Barış Çağrısı
Veysi ERKEN
Ülkemizde olup bitenleri takip etmek ve bunlarla ilgili görüş beyan etmek gerçekten zordur. Ahlaki çöküntünün sonucunda artan hırsızlık, yolsuzluk, fuhuş, kayırmacılık gibi halleri düşündükçe vaziyetimizin ne kadar kötü olduğunu anlarız.
Sadece bir örnek olsun diye yazmak icap ederse yüzlerce kameranın kayıtta olduğu ve yüzlerce güvenlik görevlisinin bulunduğu AŞTİ’de otobüsün içinden Bilgisayar, Fotoğraf Makinesi gibi rahatlıkla çalınabiliyor ve olay kısa sürede fark edildiği halde suçlular yakalanamıyor.
Ülkemizde kişinin mal ve can emniyeti tehlikededir.
Ülkemizdeki olaylar bunlarla sınırlı mı?
Elbette ki, hayır.
Daha beteri zihinler parsellenmiş ve her gruba bir parsel tahsis edilmiş gibi.
Siz istediğiniz kader fikir, bilgi, tecrübe sahibi olun önemli değil. Size medya’da köşe açmazlar. İllaki zihinleri parselleyenlerden referansınız olmalıdır. Aksi takdirde yer edinemezsiniz. Medyaya bu gözle gördüğünüzde ülkemizde olup biteni daha kolay yorumlarsınız.
Medyayı okuduğumuzda “BEDELLİ” askerlik hizmetinin neden yürürlüğe girmediğini, kimlerin tarafmış gibi davrandığını daha iyi anlarsınız.
Buna benzer hadise çok.
Sadece iki tanesinden bahsedeyim.
Anayasa meselesi. Yıllardır Anayasa’nın değiştirilmesi gerektiğinden bahsedilir. STK denilen pek çok kuruluş yıllardır panel ve sempozyumlar düzenler. Ama hiçbir STK topluma bir tasarı sunmaz. Anayasa konusunda laklaktan başka bir şey yapılmaz.
Geçenlerde davet edildiğim STK bünyesinde “barış çağrısı” ve “Anayasa” değişikliği konusu gündeme geldi. Orada da görüşümü beyan ettim. Onbeşe yakın STK temsilcisine aynı şeyi söyledim. Para harcayarak panel veya sempozyum düzenleneceğine bir metnin sunulması gerektiğini izah ettim. Temsilciler bana hak verdiler.
Umarım ki, vakit geçirmeden ortak bir metin sunarlar.

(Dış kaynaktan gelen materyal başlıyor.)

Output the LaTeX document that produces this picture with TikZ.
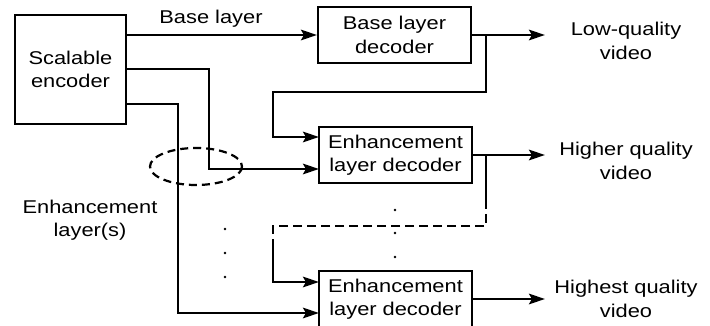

Aynı şekilde başta ülkemizde olmak üzere coğrafyamızda akan kanın durması için bir barış çağrısının yapılması gündeme geldi.
Etrafımıza baktığımızda “barış Çağrısı”nın bazı odakların tekelinde imiş gibi bir tavrın olduğunu görürüz.
Bu konuda da temennim parsellenmiş zihinlerden kurtulmamızdır.
Barış çağrısında da bulunulmalıdır. Önemli olan doğrunun haykırılmasıdır.
Bilinmelidir ki, yurt dışı merkezli derin çetenin oyunu ancak bu şekilde bozulur.
Kendini “sağ cenah”ta gören bütün STK yöneticilerine sesleniyorum. Hiçbir ayırım yapmadan ve grup taassubuna düşülmeden el ele, gönül gönüle çağrı metnine imza atınız.
Artık ülkemiz ve coğrafyamız “kan”dan arınmalı, insanımız mesut olmalıdır.
Kısa ve özlü bir anayasa ve “barış çağrısı” bir başlangıç olabilir.